Three types of small business retirement plans

Everybody dreams of working for a big MNC at some point in their lives. However, there are many people who are employed by small businesses. A breeding ground for many promising talents, the small businesses offer tremendous benefits. However, there are many instances when an employee makes the cardinal sin of not opting for a retirement plan thinking that packages like those only exist in the realm of MNCs. The truth, however, is that there are many small business retirement plans one can opt for when employed in a small business. Some of the examples include Simplified Employee Pension Plan Individual Retirement Account (SEP IRA), Savings Incentive Match Plan for Employees (SIMPLE IRA), Self-employed 401k plan, and 401k plan, which is typically applicable in the case of large corporations. Here’an insight into the first three retirement plans.

  • Simplified Employee Pension Plan (SEP IRA)
    This small business retirement plan is typically targeted to self-employed individuals or small-business owners, including those with employees. It is contributed only by the employer with traditional IRA contributions by the employee. The employer can contribute up to 25 percent of the compensation or around $54,000 annually or the same percentage of the amount as contributed by the employee.
  • Savings Incentive Match Plan for Employees (SIMPLE IRA)

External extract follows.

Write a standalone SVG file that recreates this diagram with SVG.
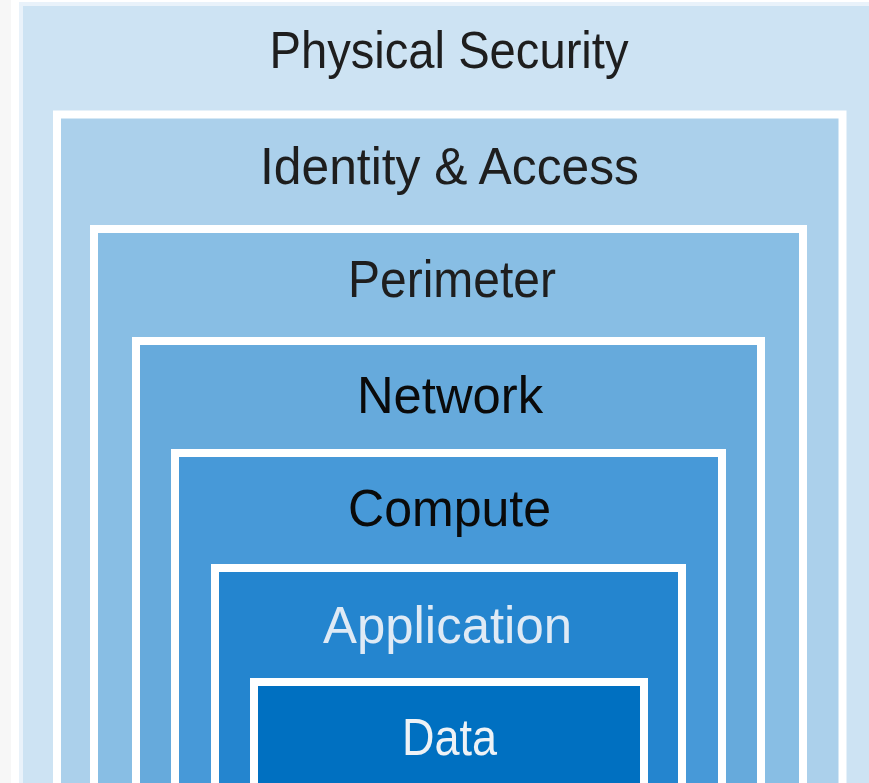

    Applicable for companies having a maximum of 100 employees, here, the contribution is made by both the employee and employer. Normally the employee has to contribute up to 100 percent of compensation through salary deferral. Additionally, a catch-up contribution of up to $3,000 is available for those older than 50 years of age. The biggest draw here is the low-cost option of $25 per participant or $350 plan fee.
  • Self-Employed 401k
    This plan is specifically designed for the self-employed with only their spouse as a partner and has no plans for adding any employee in future. A person can contribute 25 percent of annual income, which is the maximum limit. The contribution can be up to $18000 in salary deferrals or $24000 if an individual is more than 50 years of age.